(Entries taken from a collection)
==========

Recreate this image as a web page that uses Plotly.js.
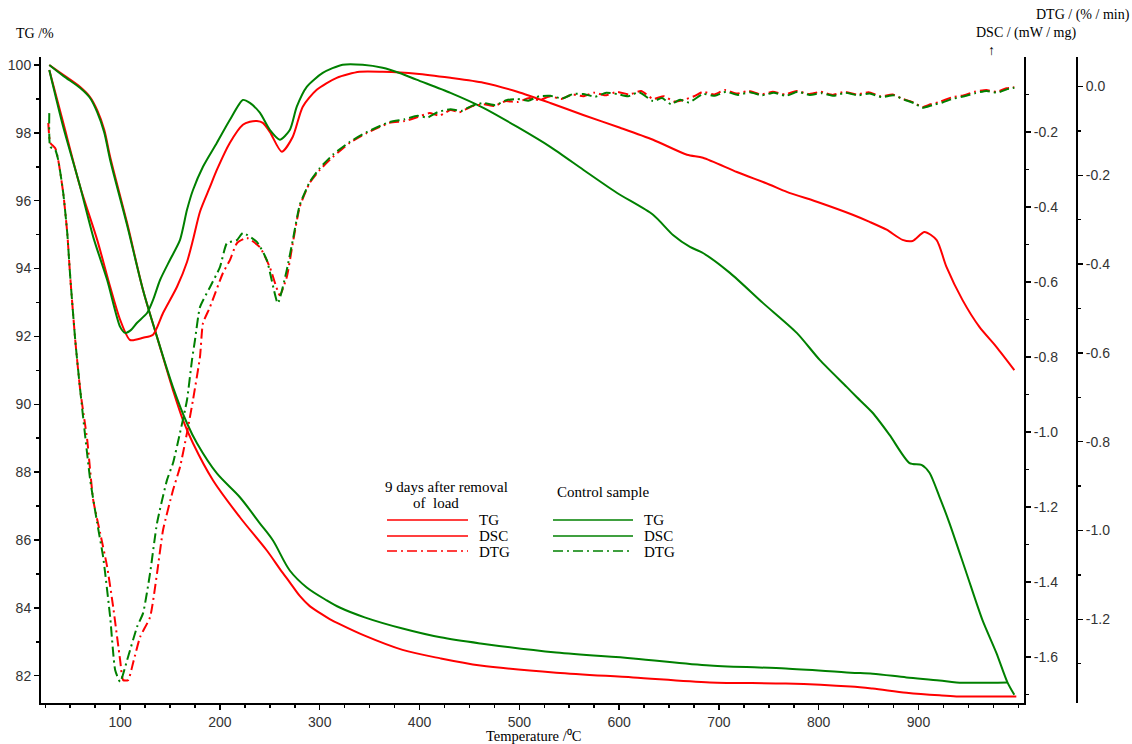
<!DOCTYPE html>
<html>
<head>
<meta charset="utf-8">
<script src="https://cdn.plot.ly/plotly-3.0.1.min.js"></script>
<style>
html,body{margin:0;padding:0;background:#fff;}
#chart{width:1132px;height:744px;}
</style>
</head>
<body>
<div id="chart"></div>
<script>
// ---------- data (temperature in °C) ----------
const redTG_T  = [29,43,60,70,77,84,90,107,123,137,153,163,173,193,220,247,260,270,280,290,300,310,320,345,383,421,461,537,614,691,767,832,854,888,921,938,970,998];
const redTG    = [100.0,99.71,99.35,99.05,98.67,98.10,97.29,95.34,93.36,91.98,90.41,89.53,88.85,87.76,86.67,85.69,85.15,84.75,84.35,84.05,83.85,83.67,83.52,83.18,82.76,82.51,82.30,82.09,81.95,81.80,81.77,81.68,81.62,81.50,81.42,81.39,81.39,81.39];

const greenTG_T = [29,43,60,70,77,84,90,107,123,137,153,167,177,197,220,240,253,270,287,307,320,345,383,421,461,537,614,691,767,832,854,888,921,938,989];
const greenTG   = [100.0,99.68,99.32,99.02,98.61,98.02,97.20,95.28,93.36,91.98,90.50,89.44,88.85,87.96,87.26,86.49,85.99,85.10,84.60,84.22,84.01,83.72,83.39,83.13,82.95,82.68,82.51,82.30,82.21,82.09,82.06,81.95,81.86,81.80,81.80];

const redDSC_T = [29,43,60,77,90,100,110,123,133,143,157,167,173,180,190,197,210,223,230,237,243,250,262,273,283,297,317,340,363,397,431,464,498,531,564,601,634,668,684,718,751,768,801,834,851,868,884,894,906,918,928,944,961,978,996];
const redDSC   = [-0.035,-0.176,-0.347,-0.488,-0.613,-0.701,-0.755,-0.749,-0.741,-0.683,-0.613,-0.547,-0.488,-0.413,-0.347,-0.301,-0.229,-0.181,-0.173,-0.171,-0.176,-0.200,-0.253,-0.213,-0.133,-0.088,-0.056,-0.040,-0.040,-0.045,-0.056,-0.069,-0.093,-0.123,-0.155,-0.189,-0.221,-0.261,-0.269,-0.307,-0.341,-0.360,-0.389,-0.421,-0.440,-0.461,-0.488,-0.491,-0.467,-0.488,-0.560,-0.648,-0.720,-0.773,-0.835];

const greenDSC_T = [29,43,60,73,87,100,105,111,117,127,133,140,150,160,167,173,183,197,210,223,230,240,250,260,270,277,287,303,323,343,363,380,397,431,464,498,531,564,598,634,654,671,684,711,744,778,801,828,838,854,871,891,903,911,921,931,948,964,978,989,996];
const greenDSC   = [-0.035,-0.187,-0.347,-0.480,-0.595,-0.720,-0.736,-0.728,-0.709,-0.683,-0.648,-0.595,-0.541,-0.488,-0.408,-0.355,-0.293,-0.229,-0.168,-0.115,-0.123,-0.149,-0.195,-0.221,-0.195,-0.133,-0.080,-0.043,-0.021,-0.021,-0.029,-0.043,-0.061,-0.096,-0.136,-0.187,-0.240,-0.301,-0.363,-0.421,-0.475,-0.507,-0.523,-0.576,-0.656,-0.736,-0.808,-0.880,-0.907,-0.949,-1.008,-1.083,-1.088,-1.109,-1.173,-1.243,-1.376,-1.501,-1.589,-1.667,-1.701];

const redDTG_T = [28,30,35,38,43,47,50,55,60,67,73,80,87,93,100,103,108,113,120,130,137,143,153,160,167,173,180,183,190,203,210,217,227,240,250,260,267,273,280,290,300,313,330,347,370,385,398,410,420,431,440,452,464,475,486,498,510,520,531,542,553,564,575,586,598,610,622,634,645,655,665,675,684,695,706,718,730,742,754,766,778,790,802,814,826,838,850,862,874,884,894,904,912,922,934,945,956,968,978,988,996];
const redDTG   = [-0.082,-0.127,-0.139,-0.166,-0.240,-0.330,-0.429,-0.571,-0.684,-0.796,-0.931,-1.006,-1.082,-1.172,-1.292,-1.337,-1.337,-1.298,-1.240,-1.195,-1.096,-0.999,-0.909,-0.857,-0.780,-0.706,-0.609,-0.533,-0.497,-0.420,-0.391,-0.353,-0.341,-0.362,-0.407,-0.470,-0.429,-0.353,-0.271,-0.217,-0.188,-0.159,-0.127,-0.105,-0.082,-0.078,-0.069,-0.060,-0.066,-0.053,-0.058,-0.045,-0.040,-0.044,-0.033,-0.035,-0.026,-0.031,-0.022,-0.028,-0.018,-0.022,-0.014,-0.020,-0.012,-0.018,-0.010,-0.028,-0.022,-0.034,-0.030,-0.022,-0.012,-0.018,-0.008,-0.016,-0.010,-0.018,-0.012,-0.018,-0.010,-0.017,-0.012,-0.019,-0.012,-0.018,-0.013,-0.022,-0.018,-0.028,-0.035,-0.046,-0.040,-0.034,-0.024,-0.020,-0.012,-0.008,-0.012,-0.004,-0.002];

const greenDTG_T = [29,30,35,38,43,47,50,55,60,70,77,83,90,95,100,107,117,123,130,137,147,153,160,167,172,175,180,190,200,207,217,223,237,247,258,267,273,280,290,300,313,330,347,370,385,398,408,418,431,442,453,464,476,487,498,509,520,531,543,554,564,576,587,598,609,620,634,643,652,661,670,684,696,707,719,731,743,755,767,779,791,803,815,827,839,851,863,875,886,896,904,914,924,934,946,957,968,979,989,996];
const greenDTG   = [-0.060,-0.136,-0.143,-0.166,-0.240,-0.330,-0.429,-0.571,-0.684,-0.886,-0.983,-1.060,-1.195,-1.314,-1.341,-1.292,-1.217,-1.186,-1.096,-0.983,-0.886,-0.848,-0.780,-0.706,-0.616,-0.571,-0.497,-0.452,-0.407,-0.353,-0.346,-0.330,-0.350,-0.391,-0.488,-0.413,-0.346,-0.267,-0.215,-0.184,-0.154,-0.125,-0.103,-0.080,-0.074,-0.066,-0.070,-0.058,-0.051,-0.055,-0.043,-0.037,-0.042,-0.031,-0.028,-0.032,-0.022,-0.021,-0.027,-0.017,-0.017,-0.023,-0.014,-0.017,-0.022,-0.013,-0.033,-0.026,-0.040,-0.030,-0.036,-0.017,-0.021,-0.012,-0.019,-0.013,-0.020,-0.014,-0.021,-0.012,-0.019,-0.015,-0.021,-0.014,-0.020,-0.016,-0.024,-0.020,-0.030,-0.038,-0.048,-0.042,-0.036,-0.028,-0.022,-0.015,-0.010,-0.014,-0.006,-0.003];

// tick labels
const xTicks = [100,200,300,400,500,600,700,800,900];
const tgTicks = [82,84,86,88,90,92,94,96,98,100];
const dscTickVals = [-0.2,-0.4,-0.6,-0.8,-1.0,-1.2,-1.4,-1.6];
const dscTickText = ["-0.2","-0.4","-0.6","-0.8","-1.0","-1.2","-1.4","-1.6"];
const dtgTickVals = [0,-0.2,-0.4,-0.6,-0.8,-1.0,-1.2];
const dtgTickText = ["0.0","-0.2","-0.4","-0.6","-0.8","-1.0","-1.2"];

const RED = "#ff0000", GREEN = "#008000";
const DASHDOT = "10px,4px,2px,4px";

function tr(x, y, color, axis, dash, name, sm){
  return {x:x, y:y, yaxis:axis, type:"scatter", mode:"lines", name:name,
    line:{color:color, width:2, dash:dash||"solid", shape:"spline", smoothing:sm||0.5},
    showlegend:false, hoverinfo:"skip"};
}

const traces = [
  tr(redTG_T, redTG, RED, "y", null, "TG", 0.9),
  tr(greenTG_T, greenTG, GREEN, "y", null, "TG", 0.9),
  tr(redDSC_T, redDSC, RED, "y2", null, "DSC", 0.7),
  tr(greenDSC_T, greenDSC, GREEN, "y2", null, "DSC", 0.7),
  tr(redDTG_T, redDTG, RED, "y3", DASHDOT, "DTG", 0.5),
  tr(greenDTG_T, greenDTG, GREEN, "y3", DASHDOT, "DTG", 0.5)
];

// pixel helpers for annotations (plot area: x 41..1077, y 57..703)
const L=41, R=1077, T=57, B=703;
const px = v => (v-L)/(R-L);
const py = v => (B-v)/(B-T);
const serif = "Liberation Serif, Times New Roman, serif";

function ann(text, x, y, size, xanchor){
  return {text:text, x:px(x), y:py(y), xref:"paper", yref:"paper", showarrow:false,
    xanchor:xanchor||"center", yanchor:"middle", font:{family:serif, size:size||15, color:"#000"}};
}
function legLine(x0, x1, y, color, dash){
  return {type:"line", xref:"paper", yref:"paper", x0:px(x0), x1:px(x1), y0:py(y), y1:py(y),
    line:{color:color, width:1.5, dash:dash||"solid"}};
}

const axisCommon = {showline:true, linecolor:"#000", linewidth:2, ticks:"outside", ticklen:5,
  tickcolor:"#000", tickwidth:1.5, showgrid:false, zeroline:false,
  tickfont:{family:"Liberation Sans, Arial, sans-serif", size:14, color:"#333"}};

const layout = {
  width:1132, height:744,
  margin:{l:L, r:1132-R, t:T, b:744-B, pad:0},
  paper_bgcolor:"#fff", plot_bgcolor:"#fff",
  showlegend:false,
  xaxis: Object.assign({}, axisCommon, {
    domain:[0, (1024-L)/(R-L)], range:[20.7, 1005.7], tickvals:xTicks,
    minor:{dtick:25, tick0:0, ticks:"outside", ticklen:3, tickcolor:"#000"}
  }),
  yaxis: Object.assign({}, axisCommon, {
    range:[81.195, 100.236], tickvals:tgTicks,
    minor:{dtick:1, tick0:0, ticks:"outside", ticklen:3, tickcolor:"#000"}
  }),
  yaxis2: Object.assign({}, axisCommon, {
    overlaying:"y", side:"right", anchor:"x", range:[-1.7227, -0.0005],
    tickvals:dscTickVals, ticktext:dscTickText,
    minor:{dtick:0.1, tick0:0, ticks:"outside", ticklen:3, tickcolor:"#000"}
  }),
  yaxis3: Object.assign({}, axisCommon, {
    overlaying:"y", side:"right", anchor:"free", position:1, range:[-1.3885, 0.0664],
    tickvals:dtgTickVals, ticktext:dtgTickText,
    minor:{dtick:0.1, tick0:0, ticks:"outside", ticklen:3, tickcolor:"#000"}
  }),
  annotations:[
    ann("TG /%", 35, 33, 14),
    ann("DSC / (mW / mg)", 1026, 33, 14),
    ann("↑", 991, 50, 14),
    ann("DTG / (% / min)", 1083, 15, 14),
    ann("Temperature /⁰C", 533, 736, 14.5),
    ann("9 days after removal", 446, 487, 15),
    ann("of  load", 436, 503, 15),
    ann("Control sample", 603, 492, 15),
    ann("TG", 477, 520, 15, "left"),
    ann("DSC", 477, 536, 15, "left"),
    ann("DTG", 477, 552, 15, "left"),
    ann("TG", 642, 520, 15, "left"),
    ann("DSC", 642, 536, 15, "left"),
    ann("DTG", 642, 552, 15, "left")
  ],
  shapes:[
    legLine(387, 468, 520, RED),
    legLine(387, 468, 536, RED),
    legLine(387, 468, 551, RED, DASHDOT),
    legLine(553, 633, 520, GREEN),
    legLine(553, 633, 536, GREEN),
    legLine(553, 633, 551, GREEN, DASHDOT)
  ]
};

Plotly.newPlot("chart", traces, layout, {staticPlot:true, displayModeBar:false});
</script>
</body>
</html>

==========

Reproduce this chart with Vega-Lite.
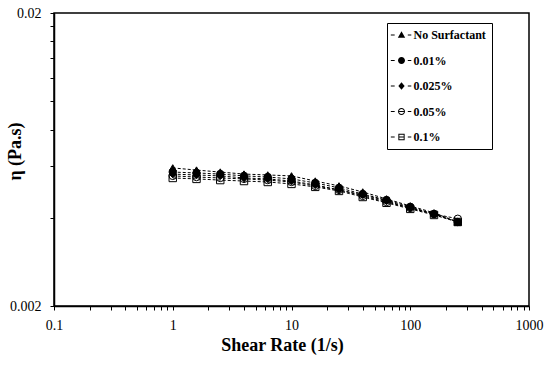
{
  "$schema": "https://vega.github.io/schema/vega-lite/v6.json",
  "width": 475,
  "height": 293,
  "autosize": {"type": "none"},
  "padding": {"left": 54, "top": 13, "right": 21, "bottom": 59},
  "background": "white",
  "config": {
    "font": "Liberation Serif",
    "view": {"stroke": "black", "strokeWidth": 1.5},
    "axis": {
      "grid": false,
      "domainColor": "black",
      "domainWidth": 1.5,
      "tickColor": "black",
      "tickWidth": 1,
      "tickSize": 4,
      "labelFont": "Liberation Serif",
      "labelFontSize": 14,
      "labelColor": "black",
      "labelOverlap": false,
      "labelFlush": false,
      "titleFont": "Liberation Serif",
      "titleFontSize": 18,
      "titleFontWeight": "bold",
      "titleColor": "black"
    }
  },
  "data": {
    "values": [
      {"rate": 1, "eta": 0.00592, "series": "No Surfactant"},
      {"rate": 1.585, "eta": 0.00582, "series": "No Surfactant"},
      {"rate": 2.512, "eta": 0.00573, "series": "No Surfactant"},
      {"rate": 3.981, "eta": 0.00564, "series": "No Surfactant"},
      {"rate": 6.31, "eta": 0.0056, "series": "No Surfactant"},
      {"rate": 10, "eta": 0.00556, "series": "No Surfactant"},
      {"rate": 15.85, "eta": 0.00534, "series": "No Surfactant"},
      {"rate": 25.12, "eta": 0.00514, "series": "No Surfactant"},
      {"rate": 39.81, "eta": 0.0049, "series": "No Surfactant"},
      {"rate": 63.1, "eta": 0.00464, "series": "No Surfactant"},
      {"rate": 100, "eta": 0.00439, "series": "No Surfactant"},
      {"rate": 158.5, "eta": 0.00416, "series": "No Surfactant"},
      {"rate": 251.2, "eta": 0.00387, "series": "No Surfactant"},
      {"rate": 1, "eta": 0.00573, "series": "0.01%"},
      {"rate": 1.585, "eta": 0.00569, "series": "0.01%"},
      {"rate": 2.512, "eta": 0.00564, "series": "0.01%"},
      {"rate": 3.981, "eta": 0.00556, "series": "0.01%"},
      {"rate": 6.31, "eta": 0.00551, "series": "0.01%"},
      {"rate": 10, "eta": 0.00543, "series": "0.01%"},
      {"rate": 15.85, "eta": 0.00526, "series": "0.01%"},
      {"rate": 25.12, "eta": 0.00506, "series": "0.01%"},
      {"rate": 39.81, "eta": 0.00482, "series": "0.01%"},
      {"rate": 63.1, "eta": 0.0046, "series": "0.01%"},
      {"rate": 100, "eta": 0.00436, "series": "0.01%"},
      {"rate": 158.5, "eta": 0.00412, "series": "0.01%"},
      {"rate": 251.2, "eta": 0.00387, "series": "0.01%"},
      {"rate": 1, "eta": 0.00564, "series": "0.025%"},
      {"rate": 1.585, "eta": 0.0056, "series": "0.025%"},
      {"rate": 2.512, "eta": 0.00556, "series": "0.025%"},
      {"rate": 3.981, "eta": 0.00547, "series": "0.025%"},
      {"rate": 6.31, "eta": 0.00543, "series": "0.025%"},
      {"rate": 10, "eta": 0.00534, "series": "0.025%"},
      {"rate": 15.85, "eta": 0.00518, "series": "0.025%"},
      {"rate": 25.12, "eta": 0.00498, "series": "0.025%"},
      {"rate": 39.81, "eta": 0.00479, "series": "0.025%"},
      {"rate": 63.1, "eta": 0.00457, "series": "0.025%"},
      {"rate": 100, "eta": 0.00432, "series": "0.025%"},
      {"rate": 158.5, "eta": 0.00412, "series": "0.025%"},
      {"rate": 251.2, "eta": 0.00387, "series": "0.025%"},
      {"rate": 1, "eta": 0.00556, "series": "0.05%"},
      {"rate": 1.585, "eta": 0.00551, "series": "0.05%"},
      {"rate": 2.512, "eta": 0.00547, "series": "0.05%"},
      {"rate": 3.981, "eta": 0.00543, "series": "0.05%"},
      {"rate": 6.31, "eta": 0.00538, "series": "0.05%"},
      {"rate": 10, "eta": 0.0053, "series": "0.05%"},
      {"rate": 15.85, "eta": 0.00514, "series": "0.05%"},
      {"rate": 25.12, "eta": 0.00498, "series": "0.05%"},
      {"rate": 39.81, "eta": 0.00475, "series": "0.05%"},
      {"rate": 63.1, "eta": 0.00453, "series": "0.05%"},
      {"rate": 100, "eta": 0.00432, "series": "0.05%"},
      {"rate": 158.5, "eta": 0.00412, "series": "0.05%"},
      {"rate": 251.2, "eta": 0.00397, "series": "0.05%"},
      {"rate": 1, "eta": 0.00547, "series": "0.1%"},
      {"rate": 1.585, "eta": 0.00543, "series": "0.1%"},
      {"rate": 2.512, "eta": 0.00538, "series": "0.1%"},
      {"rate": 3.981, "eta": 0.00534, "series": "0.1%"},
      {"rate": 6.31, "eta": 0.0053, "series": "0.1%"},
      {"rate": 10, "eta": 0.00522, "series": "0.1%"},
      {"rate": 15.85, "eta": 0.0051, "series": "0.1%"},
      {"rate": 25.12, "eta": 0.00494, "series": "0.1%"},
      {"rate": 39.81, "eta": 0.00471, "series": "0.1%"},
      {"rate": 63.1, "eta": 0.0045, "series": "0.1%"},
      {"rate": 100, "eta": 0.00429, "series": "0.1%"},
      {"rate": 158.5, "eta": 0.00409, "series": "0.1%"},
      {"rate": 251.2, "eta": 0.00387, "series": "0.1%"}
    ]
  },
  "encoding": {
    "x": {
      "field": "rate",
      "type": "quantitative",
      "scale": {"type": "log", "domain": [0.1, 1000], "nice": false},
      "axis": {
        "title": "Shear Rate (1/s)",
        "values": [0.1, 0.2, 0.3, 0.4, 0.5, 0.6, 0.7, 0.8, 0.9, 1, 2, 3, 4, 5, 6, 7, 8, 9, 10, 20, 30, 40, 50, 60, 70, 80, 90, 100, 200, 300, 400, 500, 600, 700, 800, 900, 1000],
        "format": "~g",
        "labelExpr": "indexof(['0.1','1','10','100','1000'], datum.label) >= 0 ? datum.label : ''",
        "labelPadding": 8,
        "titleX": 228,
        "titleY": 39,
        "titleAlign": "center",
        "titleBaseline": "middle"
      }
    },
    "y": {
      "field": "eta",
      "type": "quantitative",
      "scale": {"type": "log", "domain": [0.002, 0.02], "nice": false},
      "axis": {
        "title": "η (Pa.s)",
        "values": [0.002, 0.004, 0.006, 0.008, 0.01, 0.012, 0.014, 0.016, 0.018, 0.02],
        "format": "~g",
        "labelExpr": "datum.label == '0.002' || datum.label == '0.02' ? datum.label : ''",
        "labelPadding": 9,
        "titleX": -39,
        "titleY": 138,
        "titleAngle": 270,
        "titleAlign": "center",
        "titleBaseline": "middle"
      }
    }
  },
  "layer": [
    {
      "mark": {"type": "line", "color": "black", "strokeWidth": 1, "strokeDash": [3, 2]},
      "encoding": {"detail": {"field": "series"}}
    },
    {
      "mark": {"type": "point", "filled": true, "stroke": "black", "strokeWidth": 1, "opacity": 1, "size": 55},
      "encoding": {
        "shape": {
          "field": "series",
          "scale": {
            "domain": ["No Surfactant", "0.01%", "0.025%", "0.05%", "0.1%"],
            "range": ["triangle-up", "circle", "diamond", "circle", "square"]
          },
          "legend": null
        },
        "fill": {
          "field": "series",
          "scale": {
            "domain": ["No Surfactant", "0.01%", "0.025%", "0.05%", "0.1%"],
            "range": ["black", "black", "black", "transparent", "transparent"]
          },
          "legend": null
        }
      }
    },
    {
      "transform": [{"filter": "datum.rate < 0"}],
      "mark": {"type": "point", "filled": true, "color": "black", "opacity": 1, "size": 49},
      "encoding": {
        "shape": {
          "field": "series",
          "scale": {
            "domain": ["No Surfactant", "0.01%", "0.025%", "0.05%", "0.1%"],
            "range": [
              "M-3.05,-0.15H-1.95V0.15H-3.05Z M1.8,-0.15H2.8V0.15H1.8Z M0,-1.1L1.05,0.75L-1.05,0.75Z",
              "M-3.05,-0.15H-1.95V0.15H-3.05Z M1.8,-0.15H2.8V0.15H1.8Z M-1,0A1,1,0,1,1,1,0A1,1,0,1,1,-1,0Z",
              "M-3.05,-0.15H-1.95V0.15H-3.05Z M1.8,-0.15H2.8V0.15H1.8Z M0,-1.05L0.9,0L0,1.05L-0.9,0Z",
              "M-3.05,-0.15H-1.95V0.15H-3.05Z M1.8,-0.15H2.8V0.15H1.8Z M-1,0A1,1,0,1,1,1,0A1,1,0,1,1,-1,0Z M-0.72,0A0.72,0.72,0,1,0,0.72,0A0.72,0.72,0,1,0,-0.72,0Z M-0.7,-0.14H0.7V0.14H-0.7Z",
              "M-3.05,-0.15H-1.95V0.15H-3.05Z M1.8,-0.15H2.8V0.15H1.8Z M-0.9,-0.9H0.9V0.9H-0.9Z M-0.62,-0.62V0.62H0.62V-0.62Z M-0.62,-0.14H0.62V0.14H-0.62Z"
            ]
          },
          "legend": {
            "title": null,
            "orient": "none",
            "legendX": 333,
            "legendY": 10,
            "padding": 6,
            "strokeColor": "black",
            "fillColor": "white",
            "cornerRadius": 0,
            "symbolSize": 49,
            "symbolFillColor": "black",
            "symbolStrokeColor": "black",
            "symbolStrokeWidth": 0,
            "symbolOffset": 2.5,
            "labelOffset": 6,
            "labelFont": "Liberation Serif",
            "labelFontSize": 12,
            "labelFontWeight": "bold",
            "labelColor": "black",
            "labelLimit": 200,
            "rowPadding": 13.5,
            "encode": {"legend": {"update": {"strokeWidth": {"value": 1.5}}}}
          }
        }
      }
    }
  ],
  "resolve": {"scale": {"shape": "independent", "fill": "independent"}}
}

==========

WHAT IS EXPECTED: Among the records above, find each line holding the string "this" and pull it out.

CORRECT OUTPUT:
Recreate this image as a web page that uses Plotly.js.
Reproduce this chart with Vega-Lite.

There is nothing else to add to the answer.